- [Given problem]: Every line of the material that follows must be printed again exactly.

- [Data entries]:

┄┄┄┄┄┄┄┄┄┄┄┄┄┄┄┄┄┄┄┄

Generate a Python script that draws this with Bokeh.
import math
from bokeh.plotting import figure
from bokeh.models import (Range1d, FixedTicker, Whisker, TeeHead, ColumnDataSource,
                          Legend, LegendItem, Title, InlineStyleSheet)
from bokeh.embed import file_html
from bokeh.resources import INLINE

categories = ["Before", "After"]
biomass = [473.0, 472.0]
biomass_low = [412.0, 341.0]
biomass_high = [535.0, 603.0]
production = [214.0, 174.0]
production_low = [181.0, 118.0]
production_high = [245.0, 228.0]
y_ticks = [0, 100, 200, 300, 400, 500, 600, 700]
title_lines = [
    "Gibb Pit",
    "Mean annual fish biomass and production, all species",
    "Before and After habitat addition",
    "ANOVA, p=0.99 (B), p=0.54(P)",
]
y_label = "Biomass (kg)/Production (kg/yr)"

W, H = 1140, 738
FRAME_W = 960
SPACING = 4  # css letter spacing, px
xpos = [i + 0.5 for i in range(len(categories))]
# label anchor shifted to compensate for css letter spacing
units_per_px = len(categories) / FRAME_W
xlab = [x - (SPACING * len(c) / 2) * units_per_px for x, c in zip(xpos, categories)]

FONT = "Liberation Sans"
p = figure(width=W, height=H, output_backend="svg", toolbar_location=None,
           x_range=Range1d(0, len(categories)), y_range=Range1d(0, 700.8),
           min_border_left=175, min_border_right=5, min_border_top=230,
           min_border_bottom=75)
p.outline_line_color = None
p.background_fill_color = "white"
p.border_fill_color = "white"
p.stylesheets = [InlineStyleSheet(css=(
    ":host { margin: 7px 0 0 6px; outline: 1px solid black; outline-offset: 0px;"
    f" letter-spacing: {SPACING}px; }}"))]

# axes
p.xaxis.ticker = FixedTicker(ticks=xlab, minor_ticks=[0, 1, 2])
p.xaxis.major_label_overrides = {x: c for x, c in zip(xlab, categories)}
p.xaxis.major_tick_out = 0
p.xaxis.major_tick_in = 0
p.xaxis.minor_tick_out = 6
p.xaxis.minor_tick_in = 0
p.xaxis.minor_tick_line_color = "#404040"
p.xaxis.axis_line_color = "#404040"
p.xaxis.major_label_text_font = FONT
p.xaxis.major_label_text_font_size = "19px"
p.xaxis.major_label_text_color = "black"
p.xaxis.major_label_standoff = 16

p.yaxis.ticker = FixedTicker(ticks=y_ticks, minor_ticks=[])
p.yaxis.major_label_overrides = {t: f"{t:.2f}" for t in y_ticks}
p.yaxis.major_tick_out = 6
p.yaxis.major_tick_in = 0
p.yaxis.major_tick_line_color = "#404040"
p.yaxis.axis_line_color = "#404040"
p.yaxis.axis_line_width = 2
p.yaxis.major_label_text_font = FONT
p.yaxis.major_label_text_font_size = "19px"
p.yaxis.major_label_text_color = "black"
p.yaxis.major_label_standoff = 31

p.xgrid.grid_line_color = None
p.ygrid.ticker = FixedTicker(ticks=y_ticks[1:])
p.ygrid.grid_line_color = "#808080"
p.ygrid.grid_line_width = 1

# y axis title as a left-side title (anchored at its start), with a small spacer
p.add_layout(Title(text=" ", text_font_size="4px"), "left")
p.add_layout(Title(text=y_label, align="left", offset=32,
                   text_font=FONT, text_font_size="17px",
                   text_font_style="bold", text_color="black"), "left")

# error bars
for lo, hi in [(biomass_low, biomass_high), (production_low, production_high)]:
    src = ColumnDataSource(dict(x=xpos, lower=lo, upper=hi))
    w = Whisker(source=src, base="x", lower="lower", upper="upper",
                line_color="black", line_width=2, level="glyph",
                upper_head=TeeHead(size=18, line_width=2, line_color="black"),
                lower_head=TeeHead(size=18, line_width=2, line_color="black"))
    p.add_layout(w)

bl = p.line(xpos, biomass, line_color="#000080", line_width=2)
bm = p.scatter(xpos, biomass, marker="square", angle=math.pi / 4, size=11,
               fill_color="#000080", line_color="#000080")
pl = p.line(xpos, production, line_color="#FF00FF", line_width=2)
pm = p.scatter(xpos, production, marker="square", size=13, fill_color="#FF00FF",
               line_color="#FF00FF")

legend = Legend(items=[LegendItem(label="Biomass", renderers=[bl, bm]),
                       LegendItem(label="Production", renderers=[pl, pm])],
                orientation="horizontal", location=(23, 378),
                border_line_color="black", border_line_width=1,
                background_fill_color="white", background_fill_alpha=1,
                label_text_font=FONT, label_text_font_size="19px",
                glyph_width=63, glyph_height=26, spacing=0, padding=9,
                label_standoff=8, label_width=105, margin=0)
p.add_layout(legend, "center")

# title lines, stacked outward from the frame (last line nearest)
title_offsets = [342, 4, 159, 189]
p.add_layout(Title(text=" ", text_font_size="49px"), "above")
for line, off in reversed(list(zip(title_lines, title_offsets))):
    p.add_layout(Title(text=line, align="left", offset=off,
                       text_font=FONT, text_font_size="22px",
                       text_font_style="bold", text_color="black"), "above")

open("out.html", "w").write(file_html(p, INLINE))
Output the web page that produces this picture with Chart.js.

┄┄┄┄┄┄┄┄┄┄┄┄┄┄┄┄┄┄┄┄

- [Result of this exercise]:
Generate a Python script that draws this with Bokeh.
import math
from bokeh.plotting import figure
from bokeh.models import (Range1d, FixedTicker, Whisker, TeeHead, ColumnDataSource,
                          Legend, LegendItem, Title, InlineStyleSheet)
from bokeh.embed import file_html
from bokeh.resources import INLINE

categories = ["Before", "After"]
biomass = [473.0, 472.0]
biomass_low = [412.0, 341.0]
biomass_high = [535.0, 603.0]
production = [214.0, 174.0]
production_low = [181.0, 118.0]
production_high = [245.0, 228.0]
y_ticks = [0, 100, 200, 300, 400, 500, 600, 700]
title_lines = [
    "Gibb Pit",
    "Mean annual fish biomass and production, all species",
    "Before and After habitat addition",
    "ANOVA, p=0.99 (B), p=0.54(P)",
]
y_label = "Biomass (kg)/Production (kg/yr)"

W, H = 1140, 738
FRAME_W = 960
SPACING = 4  # css letter spacing, px
xpos = [i + 0.5 for i in range(len(categories))]
# label anchor shifted to compensate for css letter spacing
units_per_px = len(categories) / FRAME_W
xlab = [x - (SPACING * len(c) / 2) * units_per_px for x, c in zip(xpos, categories)]

FONT = "Liberation Sans"
p = figure(width=W, height=H, output_backend="svg", toolbar_location=None,
           x_range=Range1d(0, len(categories)), y_range=Range1d(0, 700.8),
           min_border_left=175, min_border_right=5, min_border_top=230,
           min_border_bottom=75)
p.outline_line_color = None
p.background_fill_color = "white"
p.border_fill_color = "white"
p.stylesheets = [InlineStyleSheet(css=(
    ":host { margin: 7px 0 0 6px; outline: 1px solid black; outline-offset: 0px;"
    f" letter-spacing: {SPACING}px; }}"))]

# axes
p.xaxis.ticker = FixedTicker(ticks=xlab, minor_ticks=[0, 1, 2])
p.xaxis.major_label_overrides = {x: c for x, c in zip(xlab, categories)}
p.xaxis.major_tick_out = 0
p.xaxis.major_tick_in = 0
p.xaxis.minor_tick_out = 6
p.xaxis.minor_tick_in = 0
p.xaxis.minor_tick_line_color = "#404040"
p.xaxis.axis_line_color = "#404040"
p.xaxis.major_label_text_font = FONT
p.xaxis.major_label_text_font_size = "19px"
p.xaxis.major_label_text_color = "black"
p.xaxis.major_label_standoff = 16

p.yaxis.ticker = FixedTicker(ticks=y_ticks, minor_ticks=[])
p.yaxis.major_label_overrides = {t: f"{t:.2f}" for t in y_ticks}
p.yaxis.major_tick_out = 6
p.yaxis.major_tick_in = 0
p.yaxis.major_tick_line_color = "#404040"
p.yaxis.axis_line_color = "#404040"
p.yaxis.axis_line_width = 2
p.yaxis.major_label_text_font = FONT
p.yaxis.major_label_text_font_size = "19px"
p.yaxis.major_label_text_color = "black"
p.yaxis.major_label_standoff = 31

p.xgrid.grid_line_color = None
p.ygrid.ticker = FixedTicker(ticks=y_ticks[1:])
p.ygrid.grid_line_color = "#808080"
p.ygrid.grid_line_width = 1

# y axis title as a left-side title (anchored at its start), with a small spacer
p.add_layout(Title(text=" ", text_font_size="4px"), "left")
p.add_layout(Title(text=y_label, align="left", offset=32,
                   text_font=FONT, text_font_size="17px",
                   text_font_style="bold", text_color="black"), "left")

# error bars
for lo, hi in [(biomass_low, biomass_high), (production_low, production_high)]:
    src = ColumnDataSource(dict(x=xpos, lower=lo, upper=hi))
    w = Whisker(source=src, base="x", lower="lower", upper="upper",
                line_color="black", line_width=2, level="glyph",
                upper_head=TeeHead(size=18, line_width=2, line_color="black"),
                lower_head=TeeHead(size=18, line_width=2, line_color="black"))
    p.add_layout(w)

bl = p.line(xpos, biomass, line_color="#000080", line_width=2)
bm = p.scatter(xpos, biomass, marker="square", angle=math.pi / 4, size=11,
               fill_color="#000080", line_color="#000080")
pl = p.line(xpos, production, line_color="#FF00FF", line_width=2)
pm = p.scatter(xpos, production, marker="square", size=13, fill_color="#FF00FF",
               line_color="#FF00FF")

legend = Legend(items=[LegendItem(label="Biomass", renderers=[bl, bm]),
                       LegendItem(label="Production", renderers=[pl, pm])],
                orientation="horizontal", location=(23, 378),
                border_line_color="black", border_line_width=1,
                background_fill_color="white", background_fill_alpha=1,
                label_text_font=FONT, label_text_font_size="19px",
                glyph_width=63, glyph_height=26, spacing=0, padding=9,
                label_standoff=8, label_width=105, margin=0)
p.add_layout(legend, "center")

# title lines, stacked outward from the frame (last line nearest)
title_offsets = [342, 4, 159, 189]
p.add_layout(Title(text=" ", text_font_size="49px"), "above")
for line, off in reversed(list(zip(title_lines, title_offsets))):
    p.add_layout(Title(text=line, align="left", offset=off,
                       text_font=FONT, text_font_size="22px",
                       text_font_style="bold", text_color="black"), "above")

open("out.html", "w").write(file_html(p, INLINE))
Output the web page that produces this picture with Chart.js.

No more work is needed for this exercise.